CUTERA INC false 0001162461 0001162461 2021-03-04 2021-03-04

 

 

UNITED STATES

SECURITIES AND EXCHANGE COMMISSION

Washington, D.C. 20549

 

 

FORM 8-K

 

 

CURRENT REPORT

Pursuant to Section 13 or 15(d)

of The Securities Exchange Act of 1934

Date of Report (Date of earliest event reported)

March 4, 2021

 

LOGO

 

 

Cutera, Inc.

(Exact name of registrant as specified in its charter)

 

 

 

Delaware   000-50644   77-0492262
(State or other jurisdiction
of incorporation)
  (Commission
File Number)
  (IRS Employer
Identification No.)

3240 Bayshore Blvd.

Brisbane, California 94005

(Address of principal executive offices, including zip code)

(415) 657-5500

(Registrant’s telephone number, including area code)

Not Applicable

(Former name or former address, if changed since last report)

 

 

Check the appropriate box below if the Form 8-K filing is intended to simultaneously satisfy the filing obligation of the registrant under any of the following provisions (see General Instruction A.2. below):

 

Written communications pursuant to Rule 425 under the Securities Act (17 CFR 230.425)

 

Soliciting material pursuant to Rule 14a-12 under the Exchange Act (17 CFR 240.14a-12)

 

Pre-commencement communications pursuant to Rule 14d-2(b) under the Exchange Act (17 CFR 240.14d-2(b))

 

Pre-commencement communications pursuant to Rule 13e-4(c) under the Exchange Act (17 CFR 240.13e-4(c))

Securities registered pursuant to Section 12(b) of the Act:

 

Title of each class

 

Trading
Symbol(s)

 

Name of each exchange
on which registered

Common Stock, $0.001 par value   CUTR   The NASDAQ Stock Market, LLC

Indicate by check mark whether the registrant is an emerging growth company as defined in Rule 405 of the Securities Act of 1933 (§230.405 of this chapter) or Rule 12b-2 of the Securities Exchange Act of 1934 (§240.12b-2 of this chapter).

 

Emerging growth company

 

If an emerging growth company, indicate by check mark if the registrant has elected not to use the extended transition period for complying with any new or revised financial accounting standards provided pursuant to Section 13(a) of the Exchange Act.

 

 

 


Item 1.01.

Entry into a Material Definitive Agreement.

Purchase Agreement

On March 4, 2021, Cutera, Inc. (the “Company”) entered into a purchase agreement (the “Purchase Agreement”) with Stifel, Nicolaus & Company, Incorporated, as representative of the several initial purchasers named in Schedule I thereto (the “Initial Purchasers”), to issue and sell $125 million aggregate principal amount of 2.25% Convertible Senior Notes due 2026 (the “Notes”).
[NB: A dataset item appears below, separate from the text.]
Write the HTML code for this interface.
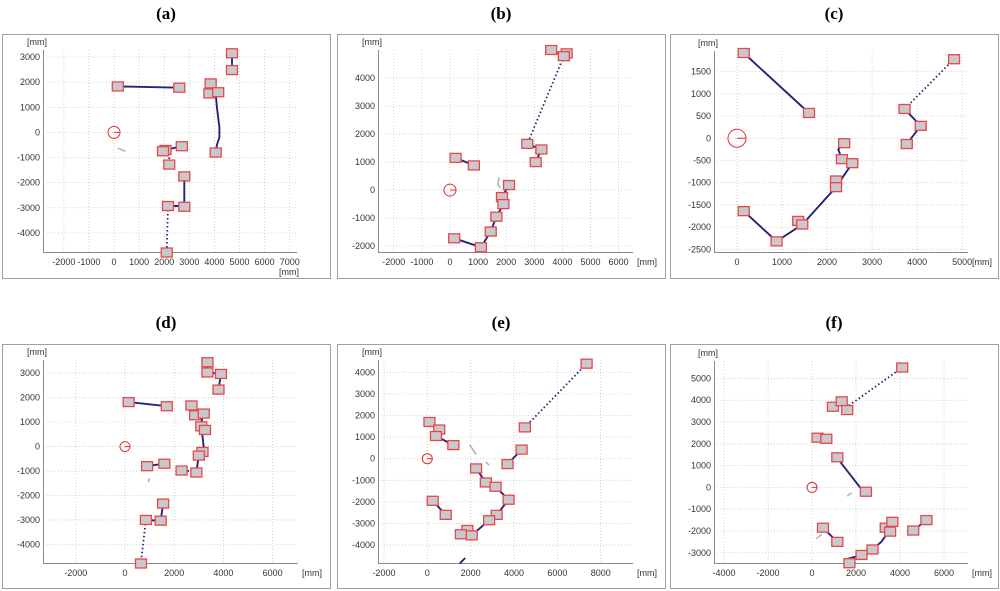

In addition, the Company granted the Initial Purchasers an option to purchase, during a 13-day period beginning on, and including, the date on which the Notes were first issued, up to an additional $13.25 million aggregate principal amount of Notes on the same terms and conditions. The Initial Purchasers exercised their option in full on March 5, 2021, bringing the total aggregate principal amount of the Notes to $138.25 million.

The Purchase Agreement includes customary representations, warranties and covenants by the Company and customary closing conditions. Under the terms of the Purchase Agreement, the Company has agreed to indemnify the Initial Purchasers against certain liabilities.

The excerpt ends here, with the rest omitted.